Not that there are many hipsters around, compared with the audience for Troy--but those few will have a grand time watching their heroes and heroines being cool in Jim Jarmusch's new film, Coffee and Cigarettes.

As several of Jarmusch's characters observe, Coffee and Cigarettes isn't any kind of lunch. In the same spirit, I might say that Coffee and Cigarettes delivers a buzz but isn't any kind of master narrative. It's an unabashedly modest anthology of eleven short films, the earliest of which dates from 1986, when Saturday Night Live invited Jarmusch to contribute to the program. He brought together actor Roberto Benigni and cinematographer Tom DiCillo (with both of whom he'd worked before) and comedian Steven Wright and created a brief, cheerfully pointless sketch in which the performers meet, smoke, abuse espresso and trade places, all the while talking past one another. Three years later, while shooting Mystery Train in Memphis, Jarmusch put together a second, equally shaggy episode, again working with the actors and cinematographer on hand. In 1992 came the third segment, made in a California lounge with Iggy Pop and Tom Waits. Although the pace eventually picked up -- Jarmusch filmed six segments in 2003, in a two-week stretch -- Coffee and Cigarettes still gives you the impression of something personal and casually assembled, like a scrapbook or journal kept over a long period.

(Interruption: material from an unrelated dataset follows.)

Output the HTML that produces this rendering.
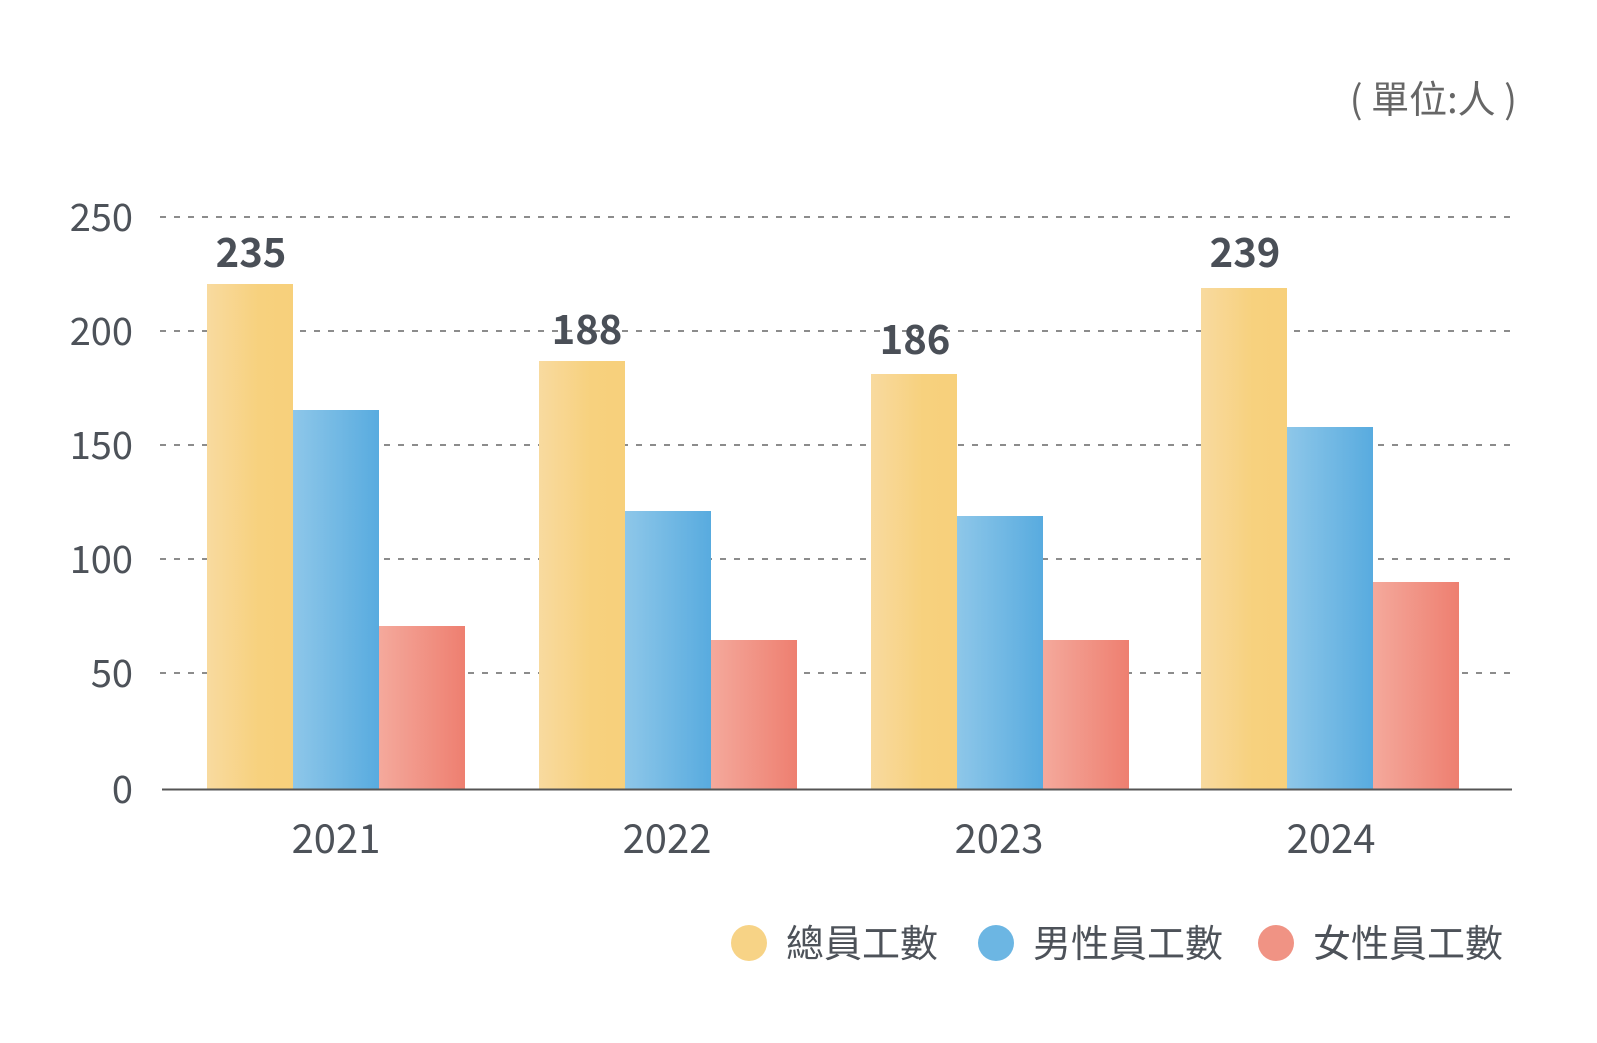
<!DOCTYPE html>
<html><head><meta charset="utf-8"><style>
html,body{margin:0;padding:0;background:#fff;}
svg{display:block;}
text{font-family:"Noto Sans CJK TC","Liberation Sans",sans-serif;}
</style></head><body>
<svg width="1597" height="1043" viewBox="0 0 1597 1043" xmlns="http://www.w3.org/2000/svg">
<defs>
<linearGradient id="gy" x1="0" x2="1" y1="0" y2="0"><stop offset="0" stop-color="#f8da9f"/><stop offset="0.6" stop-color="#f7d17e"/><stop offset="1" stop-color="#f7d07b"/></linearGradient>
<linearGradient id="gb" x1="0" x2="1" y1="0" y2="0"><stop offset="0" stop-color="#8ec7e9"/><stop offset="1" stop-color="#58abdf"/></linearGradient>
<linearGradient id="gr" x1="0" x2="1" y1="0" y2="0"><stop offset="0" stop-color="#f4a99c"/><stop offset="1" stop-color="#ee7f70"/></linearGradient>
</defs>
<g stroke="#666" stroke-width="1.5" stroke-dasharray="6,8">
<line x1="160" y1="217" x2="1515" y2="217"/>
<line x1="160" y1="331" x2="1515" y2="331"/>
<line x1="160" y1="445" x2="1515" y2="445"/>
<line x1="160" y1="559" x2="1515" y2="559"/>
<line x1="160" y1="673" x2="1515" y2="673"/>
</g>
<g font-size="38" fill="#4d5259" text-anchor="end">
<text x="133" y="231">250</text>
<text x="133" y="345">200</text>
<text x="133" y="459">150</text>
<text x="133" y="573">100</text>
<text x="133" y="687">50</text>
<text x="133" y="803">0</text>
</g>
<rect x="207" y="284" width="86" height="505" fill="url(#gy)"/>
<rect x="293" y="410" width="86" height="379" fill="url(#gb)"/>
<rect x="379" y="626" width="86" height="163" fill="url(#gr)"/>
<rect x="539" y="361" width="86" height="428" fill="url(#gy)"/>
<rect x="625" y="511" width="86" height="278" fill="url(#gb)"/>
<rect x="711" y="640" width="86" height="149" fill="url(#gr)"/>
<rect x="871" y="374" width="86" height="415" fill="url(#gy)"/>
<rect x="957" y="516" width="86" height="273" fill="url(#gb)"/>
<rect x="1043" y="640" width="86" height="149" fill="url(#gr)"/>
<rect x="1201" y="288" width="86" height="501" fill="url(#gy)"/>
<rect x="1287" y="427" width="86" height="362" fill="url(#gb)"/>
<rect x="1373" y="582" width="86" height="207" fill="url(#gr)"/>
<line x1="162" y1="789.5" x2="1512" y2="789.5" stroke="#555" stroke-width="2"/>
<g font-size="40" font-weight="bold" fill="#4a4f57" text-anchor="middle">
<text x="251" y="267">235</text>
<text x="587" y="344">188</text>
<text x="915" y="354">186</text>
<text x="1245" y="267">239</text>
</g>
<g font-size="40" fill="#4d5259" text-anchor="middle">
<text x="336" y="853">2021</text>
<text x="667" y="853">2022</text>
<text x="999" y="853">2023</text>
<text x="1331" y="853">2024</text>
</g>
<text x="1517" y="113" font-size="38" fill="#666" text-anchor="end">( 單位:人 )</text>
<circle cx="749" cy="943" r="18" fill="#f7d386"/>
<circle cx="996" cy="943" r="18" fill="#6cb6e3"/>
<circle cx="1276" cy="943" r="18" fill="#f09384"/>
<g font-size="38" fill="#4d5259">
<text x="786" y="957">總員工數</text>
<text x="1033" y="957">男性員工數</text>
<text x="1313" y="957">女性員工數</text>
</g>
</svg>
</body></html>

It is, however, a journal kept according to rules. All the episodes are shot in black and white and take place in real time, each within a single, sparsely populated setting. All incorporate overhead shots of the table where the characters gather, and all involve the pleasures or hazards of the title substances. As for the variations among episodes: background music and decor change, different brands of cigarettes show up on the tables and the actors either do or do not appear as themselves.

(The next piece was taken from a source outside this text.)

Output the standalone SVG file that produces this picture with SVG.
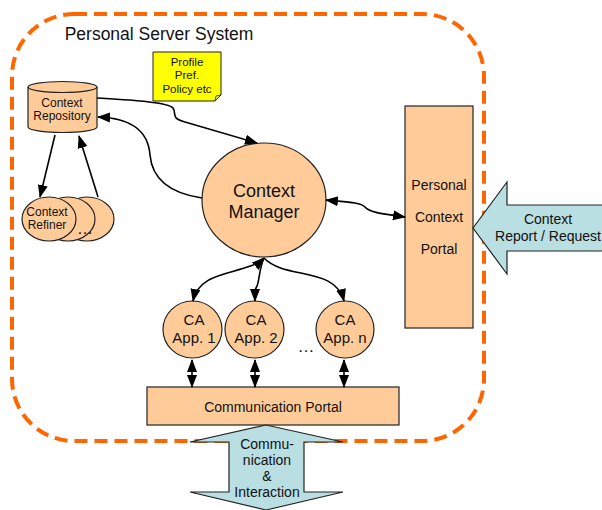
<svg xmlns="http://www.w3.org/2000/svg" width="602" height="510" viewBox="0 0 602 510">
<defs>
<marker id="ah" markerUnits="userSpaceOnUse" markerWidth="14" markerHeight="12" refX="12" refY="5" orient="auto-start-reverse" viewBox="0 0 14 10">
<path d="M0,0 L13,5 L0,10 Z" fill="#000"/>
</marker>
<style>
text{font-family:"Liberation Sans",Arial,sans-serif;fill:#111;text-anchor:middle}
.node{fill:#FFCC99;stroke:#222;stroke-width:1.2}
.blue{fill:#B9DFE2;stroke:#222;stroke-width:1.2}
.conn{fill:none;stroke:#000;stroke-width:1.6}
</style>
</defs>
<rect x="12" y="14" width="472" height="427" rx="62" ry="62" fill="none" stroke="#FF6600" stroke-width="4" stroke-dasharray="13 7"/>
<text x="159" y="40" style="font-size:17.5px">Personal Server System</text>

<g id="note">
<path d="M153,52 H221 V95 L215,101 H153 Z" fill="#FFFF00" stroke="#222" stroke-width="1"/>
<path d="M215,101 L216,96 L221,95" fill="none" stroke="#222" stroke-width="0.8"/>
<text x="187" y="66" style="font-size:11.5px">Profile</text>
<text x="187" y="79" style="font-size:11.5px">Pref.</text>
<text x="187" y="93" style="font-size:11.5px">Policy etc</text>
</g>

<g id="repository">
<path class="node" d="M28,87 A34.5,5.5 0 0 1 97,87 L97,127 A34.5,5.5 0 0 1 28,127 Z"/>
<path d="M28,87 A34.5,5.5 0 0 0 97,87" fill="none" stroke="#222" stroke-width="1.2"/>
<text x="62" y="107" style="font-size:12px">Context</text>
<text x="62" y="120" style="font-size:12px">Repository</text>
</g>

<g id="refiner">
<ellipse class="node" cx="87" cy="219" rx="27" ry="22"/>
<ellipse class="node" cx="68" cy="219" rx="27" ry="22"/>
<ellipse class="node" cx="49" cy="219" rx="27" ry="22"/>
<text x="47" y="216" style="font-size:12px">Context</text>
<text x="47" y="229" style="font-size:12px">Refiner</text>
<text x="85" y="234" style="font-size:16px">…</text>
</g>

<g id="manager">
<ellipse class="node" cx="264" cy="200" rx="62" ry="57"/>
<text x="264" y="197" style="font-size:18px">Context</text>
<text x="264" y="218" style="font-size:18px">Manager</text>
</g>

<g id="pcp">
<rect class="node" x="405" y="106" width="68" height="222"/>
<text x="439" y="190" style="font-size:14px">Personal</text>
<text x="439" y="222" style="font-size:14px">Context</text>
<text x="439" y="254" style="font-size:14px">Portal</text>
</g>

<g id="report">
<path class="blue" d="M473,228 L507,182 L507,205 L603,205 L603,251 L507,251 L507,274 Z"/>
<text x="548" y="224" style="font-size:14px">Context</text>
<text x="548" y="241" style="font-size:14px">Report / Request</text>
</g>

<g id="app1">
<ellipse class="node" cx="192.5" cy="329.5" rx="29.5" ry="28.5"/>
<text x="194" y="325" style="font-size:15px">CA</text>
<text x="194" y="343" style="font-size:15px">App. 1</text>
</g>
<g id="app2">
<ellipse class="node" cx="254.5" cy="329.5" rx="29.5" ry="28.5"/>
<text x="256" y="325" style="font-size:15px">CA</text>
<text x="256" y="343" style="font-size:15px">App. 2</text>
</g>
<g id="appn">
<ellipse class="node" cx="345" cy="329.5" rx="29" ry="28.5"/>
<text x="345" y="325" style="font-size:15px">CA</text>
<text x="345" y="343" style="font-size:15px">App. n</text>
</g>
<text x="306" y="352" style="font-size:17px">…</text>

<g id="commportal">
<rect class="node" x="147" y="387" width="252" height="38"/>
<text x="273" y="412" style="font-size:14px">Communication Portal</text>
</g>

<g id="interaction">
<path class="blue" d="M266,425 L343,442 L304,442 L304,492 L343,492 L266,510 L190,492 L229,492 L229,442 L190,442 Z"/>
<text x="267" y="449" style="font-size:14px">Commu-</text>
<text x="267" y="465" style="font-size:14px">nication</text>
<text x="267" y="481" style="font-size:14px">&amp;</text>
<text x="267" y="497" style="font-size:14px">Interaction</text>
</g>

<g id="connectors">
<path class="conn" marker-end="url(#ah)" d="M97,98 C130,100 168,102 173,108 C177,114 170,118 185,122 L257,143"/>
<path class="conn" marker-end="url(#ah)" d="M202,198 C168,193 152,178 150,155 C148,128 128,118 98,117"/>
<path class="conn" marker-end="url(#ah)" d="M55,135 L40,197"/>
<path class="conn" marker-end="url(#ah)" d="M98,197 L79,136"/>
<path class="conn" marker-start="url(#ah)" marker-end="url(#ah)" d="M326,200 C345,202 360,202 365,207 C370,213 385,214 405,217"/>
<path class="conn" marker-start="url(#ah)" marker-end="url(#ah)" d="M264,258 C245,276 200,268 193,301"/>
<path class="conn" marker-end="url(#ah)" d="M264,258 C258,272 260,282 256,288 C253,293 255,296 255,301"/>
<path class="conn" marker-end="url(#ah)" d="M264,258 C285,280 335,266 344,301"/>
<path class="conn" marker-start="url(#ah)" marker-end="url(#ah)" d="M192,360 L192,387"/>
<path class="conn" marker-start="url(#ah)" marker-end="url(#ah)" d="M255,360 L255,387"/>
<path class="conn" marker-start="url(#ah)" marker-end="url(#ah)" d="M344,360 L344,387"/>
</g>
</svg>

In addition to the performers I've already mentioned, the self-impersonators include Jack White and Meg White of The White Stripes, GZA and RZA of Wu-Tang Clan, Isaach de Bankolé, Alex Descas, Bill Murray, Cate Blanchett and underground legend Taylor Mead. Among those who do not impersonate themselves are Steve Buscemi (very, very thinly disguised as a coffee-shop waiter in Memphis) and, once again, Cate Blanchett (who appears, through the magic of split screen, as her own deeply envious cousin). As this roster will tell you, Coffee and Cigarettes is a kind of no-budget backstage musical, concerned with the lives of entertainers and with the tunes that play around them. I don't know, however, whether Renée French is an entertainer or is playing herself. A conspicuously attractive and unapproachable woman who is shown sitting alone in a New York coffee shop, poring over a gun catalogue, French is explained in the press booklet only as someone who leads a mysterious life--which makes her, I suppose, the hippest character of all.

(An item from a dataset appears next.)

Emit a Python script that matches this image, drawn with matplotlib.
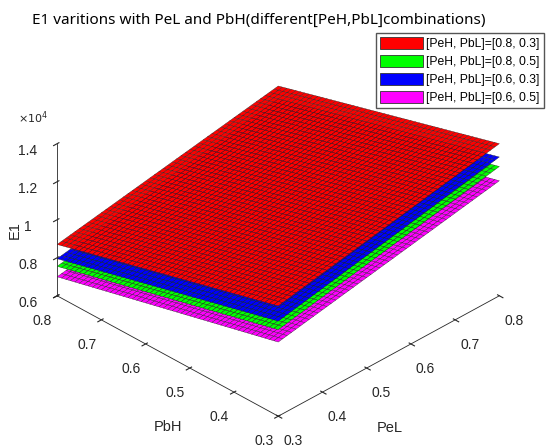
import numpy as np
import matplotlib.pyplot as plt
from matplotlib.patches import Patch
from matplotlib.ticker import FuncFormatter

# Axis ranges of the two inputs
pel_range = [0.3, 0.8]
pbh_range = [0.3, 0.8]
n_grid = 51

# E1 at the four corners, order: (PeL,PbH) = (0.3,0.3), (0.8,0.3), (0.3,0.8), (0.8,0.8)
e1_red = [11800, 14000, 8700, 10700]      # [PeH, PbL]=[0.8, 0.3]
e1_green = [10550, 12800, 7550, 9550]     # [PeH, PbL]=[0.8, 0.5]
e1_blue = [11000, 13300, 7950, 10000]     # [PeH, PbL]=[0.6, 0.3]
e1_magenta = [9900, 12050, 7000, 8900]    # [PeH, PbL]=[0.6, 0.5]

labels = ['[PeH, PbL]=[0.8, 0.3]', '[PeH, PbL]=[0.8, 0.5]',
          '[PeH, PbL]=[0.6, 0.3]', '[PeH, PbL]=[0.6, 0.5]']
colors = ['#ff0000', '#00ff00', '#0000ff', '#ff00ff']

x_ticks = [0.3, 0.4, 0.5, 0.6, 0.7, 0.8]
y_ticks = [0.3, 0.4, 0.5, 0.6, 0.7, 0.8]
z_ticks = [6000, 8000, 10000, 12000, 14000]

plt.rcParams['font.family'] = ['Liberation Sans', 'DejaVu Sans']

# mesh
u = np.linspace(0, 1, n_grid)
U, V = np.meshgrid(u, u)
PeL = pel_range[0] + U * (pel_range[1] - pel_range[0])
PbH = pbh_range[0] + V * (pbh_range[1] - pbh_range[0])


def plane(c):
    # c: values at the four corners, filled across the grid (the surfaces are flat)
    return (c[0] * (1 - U) * (1 - V) + c[1] * U * (1 - V)
            + c[2] * (1 - U) * V + c[3] * U * V)


fig = plt.figure(figsize=(5.5, 4.47), dpi=100)
ax = fig.add_axes([-0.0155, -0.0246, 1.02, 1.038], projection='3d', computed_zorder=False)
ax.set_proj_type('ortho')
ax.view_init(elev=33, azim=-135)
ax.set_box_aspect((1, 1, 0.58))

# draw from the lowest surface up so red ends on top
order = [(e1_magenta, colors[3]), (e1_green, colors[1]),
         (e1_blue, colors[2]), (e1_red, colors[0])]
for i, (vals, col) in enumerate(order):
    ax.plot_surface(PeL, PbH, plane(vals), color=col, edgecolor='#202020',
                    linewidth=0.25, shade=False, rstride=1, cstride=1, zorder=i + 1)

ax.set_xlim(0.3, 0.8)
ax.set_ylim(0.3, 0.8)
ax.set_zlim(6000, 14000)
ax.set_xticks(x_ticks)
ax.set_yticks(y_ticks)
ax.set_zticks(z_ticks)
ax.zaxis.set_major_formatter(FuncFormatter(lambda v, p: f'{v / 1e4:g}'))
ax.tick_params(labelsize=10, colors='#262626')

ax.grid(False)
for a in (ax.xaxis, ax.yaxis, ax.zaxis):
    a.pane.fill = False
    a.pane.set_edgecolor('none')
    a.line.set_color('#262626')
    a.line.set_linewidth(0.6)

# axis labels
fig.text(0.709, 0.043, 'PeL', fontsize=10.5, ha='center', va='center', color='#262626')
fig.text(0.305, 0.045, 'PbH', fontsize=10.5, ha='center', va='center', color='#262626')
fig.text(0.026, 0.485, 'E1', fontsize=10.5, ha='center', va='center', rotation=90,
         color='#262626')
fig.text(0.033, 0.736, r'$\times10^4$', fontsize=8, va='center', color='#262626')

fig.text(0.47, 0.955, 'E1 varitions with PeL and PbH(different[PeH,PbL]combinations)',
         fontsize=11, family=['Noto Sans', 'DejaVu Sans'], ha='center', va='center')

handles = [Patch(facecolor=c, edgecolor='#333333', linewidth=0.6) for c in colors]
fig.legend(handles, labels, loc='upper right', bbox_to_anchor=(0.989, 0.926),
           fontsize=8.7, handlelength=3.5, handleheight=1.15, labelspacing=0.4,
           handletextpad=0.3, borderpad=0.35, borderaxespad=0, fancybox=False,
           edgecolor='#555555', framealpha=1)

plt.savefig('out.png', dpi=100)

And that's the fundamental joke of Coffee and Cigarettes. These people who seem so wised-up, cutting-edge and flagrantly out-of-the-norm, who have gained celebrity from their idiosyncrasies (or, like French, look like they ought to be celebrities) are doing nothing special in this movie -- they're just killing time. They're dope fiends whose drugs of choice are the same as everyone else's. (As Iggy Pop and Tom Waits confess to each other, the coffee's good at International House of Pancakes.) They're stars who play at being ordinary and artless (like Cate Blanchett and Alfred Molina), or anti-stars (like Taylor Mead) lost in nostalgia for a glamorous, vanished world -- Paris in the 1920s, say, or New York City in 1979.